Why is fuel exhaustion such a problem?
WHY DO PILOTS KEEP COMING TO GRIEF AFTER RUNNING THE TANKS DRY?
Fuel exhaustion ought to be one of the most preventable types of accidents in all of general aviation, and yet, with alarming regularity, we continue to hear stories about pilots running out of gas. According to the National Transportation Safety Board, which issued a safety alert on the topic over the summer, GA pilots crashed due to fuel exhaustion or starvation about once a week on average between 2010 and 2015. That’s a startling statistic. How in the world, you might ask, would a sane pilot ever take off with less fuel than required to reach the destination?
As any pilot who has stretched fuel reserves beyond his or her personal minimums understands, of course, a case of range anxiety or worse rarely results from a conscious decision to depart with too little fuel. Instead, it’s usually the last link in a chain of events that might include, say, an unanticipated change in destination or stronger than forecast headwinds.
But not always. Early in my flying career I heard about a pilot who decided he would fly to my home airport to top up because we had cheaper gas. He ended up crashing in a wooded area about midway into the flight after running out of gas
. The incredible part of the story is that the airport from which he departed was only 3 miles away.
Many of us have probably experienced a flight or two that flirted with legal fuel minimums. Firsthand experience gets you thinking less abstractly about a topic. I had my epiphany many years ago after an airplane I was supposed to rent was mistakenly double-booked. It turned out another airplane was available, but by the time everything was sorted my window for making the flight was quickly narrowing. Off I launched, without taking the time to top the tanks — right into the teeth of much stronger than anticipated headwinds. I correctly reasoned that I could always land for fuel at any of a half-dozen airports along my route of flight, but as the miles ticked by I told myself, “I think I can make it.” What I meant, of course, is that I thought I could make it with the legal VFR fuel reserve of 30 minutes. In a Cessna 172, though, that’s only two or three gallons per tank. What if I reached the destination and the runway was closed for an emergency? Could I make it back to one of the airports I had passed over? At least I’d have a tailwind.

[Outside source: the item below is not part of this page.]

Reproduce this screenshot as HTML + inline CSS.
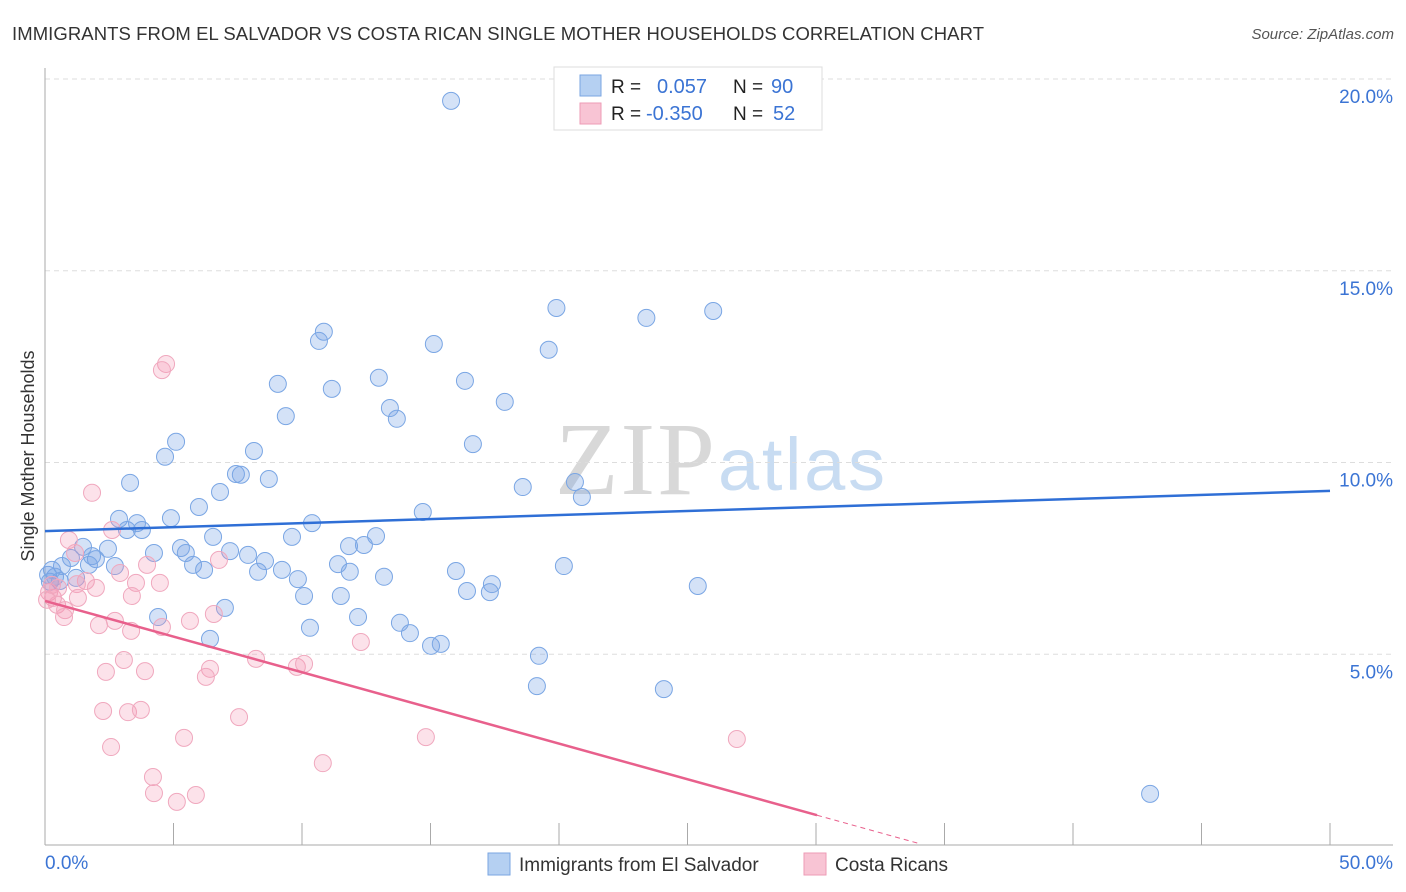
<!DOCTYPE html>
<html><head><meta charset="utf-8">
<style>
body{margin:0;background:#fff;font-family:"Liberation Sans",sans-serif;}
svg{display:block}
</style></head>
<body>
<svg id="chart" width="1406" height="892">
<text x="12" y="40" font-size="18.5" fill="#333" textLength="972">IMMIGRANTS FROM EL SALVADOR VS COSTA RICAN SINGLE MOTHER HOUSEHOLDS CORRELATION CHART</text>
<text x="1394" y="39" font-size="15" fill="#555" font-style="italic" text-anchor="end">Source: ZipAtlas.com</text>
<text x="0" y="0" transform="translate(34,456) rotate(-90)" font-size="18" fill="#333" text-anchor="middle">Single Mother Households</text>
<text x="555" y="494" font-size="104" font-family="Liberation Serif,serif" fill="#d8d8d8" textLength="160">ZIP</text>
<text x="718" y="490" font-size="74" fill="#c8dcf2" textLength="167">atlas</text>
<g id="grid"></g><g id="axes"></g><g id="pts"></g><g id="lines"></g>
<g>
<rect x="554" y="67" width="268" height="63" fill="#fff" stroke="#ddd"/>
<rect x="580" y="75" width="21" height="21" fill="#b5d0f2" stroke="#7aa6e2"/>
<rect x="580" y="103" width="21" height="21" fill="#f8c4d4" stroke="#ee9bb6"/>
<text x="611" y="93" font-size="19" fill="#222">R =</text><text x="657" y="93" font-size="20" fill="#3b74d4">0.057</text>
<text x="733" y="93" font-size="19" fill="#222">N =</text><text x="771" y="93" font-size="20" fill="#3b74d4">90</text>
<text x="611" y="120" font-size="19" fill="#222">R =</text><text x="646" y="120" font-size="20" fill="#3b74d4">-0.350</text>
<text x="733" y="120" font-size="19" fill="#222">N =</text><text x="773" y="120" font-size="20" fill="#3b74d4">52</text>
</g>
<g>
<rect x="488" y="853" width="22" height="22" fill="#b5d0f2" stroke="#7aa6e2"/>
<text x="519" y="871" font-size="19" fill="#333">Immigrants from El Salvador</text>
<rect x="804" y="853" width="22" height="22" fill="#f8c4d4" stroke="#ee9bb6"/>
<text x="835" y="871" font-size="19" fill="#333">Costa Ricans</text>
</g>
</svg>
<script>
const xTicks=[0,5,10,15,20,25,30,35,40,45,50];
const yTicks=[5,10,15,20];
const blueX=[15.8,19.9,23.4,26.0,10.85,10.66,15.13,19.6,9.06,12.99,16.34,11.16,13.42,17.89,9.37,13.69,5.1,16.65,4.67,8.13,7.43,7.62,3.31,8.71,6.81,18.59,20.62,20.89,5.99,14.7,2.88,3.58,4.9,10.39,3.19,3.77,6.54,9.61,12.88,12.41,11.83,2.45,5.29,4.24,7.2,7.9,5.48,1.01,1.98,1.83,1.48,0.66,1.71,2.72,5.76,6.19,8.56,9.22,11.4,8.29,11.86,20.19,15.99,9.84,13.19,17.39,16.42,17.31,25.4,10.08,11.51,1.21,0.39,0.58,0.19,0.12,0.27,7.0,4.4,12.18,13.81,14.2,10.31,6.42,15.02,15.4,19.22,19.14,24.08,43.0];
const blueY=[19.43,14.03,13.77,13.95,13.41,13.17,13.09,12.94,12.05,12.21,12.13,11.92,11.42,11.58,11.21,11.14,10.54,10.48,10.15,10.3,9.7,9.68,9.47,9.57,9.23,9.36,9.49,9.1,8.84,8.71,8.53,8.42,8.55,8.42,8.24,8.24,8.06,8.06,8.08,7.85,7.82,7.75,7.77,7.64,7.69,7.59,7.64,7.51,7.48,7.56,7.8,7.3,7.33,7.3,7.33,7.2,7.43,7.2,7.35,7.15,7.15,7.3,7.17,6.96,7.02,6.83,6.65,6.62,6.78,6.52,6.52,6.99,7.02,6.91,6.89,7.07,7.2,6.21,5.97,5.97,5.82,5.55,5.69,5.4,5.22,5.27,4.96,4.17,4.09,1.36];
const pinkX=[4.71,4.55,1.83,0.93,2.61,1.17,3.97,2.92,1.59,1.24,4.47,3.54,1.98,6.77,0.16,0.31,0.47,0.78,0.74,1.28,3.38,2.1,2.72,3.35,4.55,5.64,6.57,12.29,3.07,3.89,2.37,6.42,6.26,8.21,9.8,10.08,2.26,3.23,3.73,7.55,5.41,2.57,14.82,26.92,10.81,4.2,4.24,5.87,5.13,0.27,0.08,0.51];
const pinkY=[12.57,12.41,9.21,7.98,8.24,7.64,7.33,7.12,6.91,6.83,6.86,6.86,6.73,7.46,6.62,6.47,6.29,6.15,5.97,6.47,6.52,5.76,5.87,5.61,5.71,5.87,6.05,5.32,4.85,4.56,4.54,4.62,4.41,4.88,4.67,4.75,3.52,3.49,3.55,3.36,2.82,2.58,2.84,2.79,2.16,1.8,1.38,1.33,1.15,6.81,6.42,6.73];
const blueTrend=[8.21,9.26];   // y at x=0 and x=50
const pinkTrend=[6.39,-0.186]; // intercept, slope
const pinkSolidEnd=30.04, pinkDashEnd=34.05;

const X0=45,X1=1330,Y0=846,PY=38.35;
const sx=v=>X0+(X1-X0)*v/50, sy=v=>Y0-v*PY;
const NS='http://www.w3.org/2000/svg';
function mk(p,t,a){const e=document.createElementNS(NS,t);for(const k in a)e.setAttribute(k,a[k]);p.appendChild(e);return e;}
const grid=document.getElementById('grid'),axes=document.getElementById('axes'),pts=document.getElementById('pts'),lines=document.getElementById('lines');
yTicks.forEach(t=>{
 const l=mk(grid,'line',{x1:X0,x2:1393,y1:sy(t),y2:sy(t),stroke:'#ddd','stroke-dasharray':'5,4'});
 
 
 const tx=mk(grid,'text',{x:1393,y:sy(t)+24,'font-size':19,fill:'#3b74d4','text-anchor':'end'});
 tx.textContent=t.toFixed(1)+'%';
 
 
});
mk(axes,'line',{x1:X0,x2:X0,y1:68,y2:845,stroke:'#aaa'});
mk(axes,'line',{x1:X0,x2:1393,y1:845,y2:845,stroke:'#aaa'});
xTicks.forEach((t,i)=>{
 if(i>0){const l=mk(axes,'line',{x1:sx(t),x2:sx(t),y1:823,y2:845,stroke:'#aaa'});
 
 }
});
[[0,'start',45],[50,'end',1393]].forEach(([t,a,x])=>{
 const tx=mk(axes,'text',{x:x,y:869,'font-size':19,fill:'#3b74d4','text-anchor':a});
 tx.textContent=t.toFixed(1)+'%';
 
 
});
blueX.forEach((v,i)=>{
 const c=mk(pts,'circle',{cx:sx(v),cy:sy(blueY[i]),r:8.5,fill:'rgba(120,165,230,0.32)',stroke:'#7aa6e4','stroke-width':1});
 
 
});
pinkX.forEach((v,i)=>{
 const c=mk(pts,'circle',{cx:sx(v),cy:sy(pinkY[i]),r:8.5,fill:'rgba(245,150,180,0.28)',stroke:'#f0a8be','stroke-width':1});
 
 
});
const bl=mk(lines,'line',{x1:sx(0),y1:sy(blueTrend[0]),x2:sx(50),y2:sy(blueTrend[1]),stroke:'#2f6fd6','stroke-width':2.5});


const pf=x=>pinkTrend[0]+pinkTrend[1]*x;
const pl=mk(lines,'line',{x1:sx(0),y1:sy(pf(0)),x2:sx(pinkSolidEnd),y2:sy(pf(pinkSolidEnd)),stroke:'#e8608c','stroke-width':2.5});


const pd=mk(lines,'line',{x1:sx(pinkSolidEnd),y1:sy(pf(pinkSolidEnd)),x2:sx(pinkDashEnd),y2:sy(pf(pinkDashEnd)),stroke:'#e8608c','stroke-width':1,'stroke-dasharray':'5,4'});


</script>
</body></html>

On a recent flight in the Cirrus from Ohio to New Jersey, during which I battled headwinds the entire way, ATC assigned a hold because of “VIP movement” and left me there for 40 minutes before clearing me for the RNAV approach to Essex County Airport. President Donald Trump had landed at nearby Morristown Airport and the airspace was still shut down. Was I worried? Not at all. Because of the conservative approach to flight planning I’ve adopted (not to mention the SR22’s good-size tanks and low fuel burn) I landed with plenty of fuel.
“I think I can make it” should never be a part of any pilot’s vocabulary.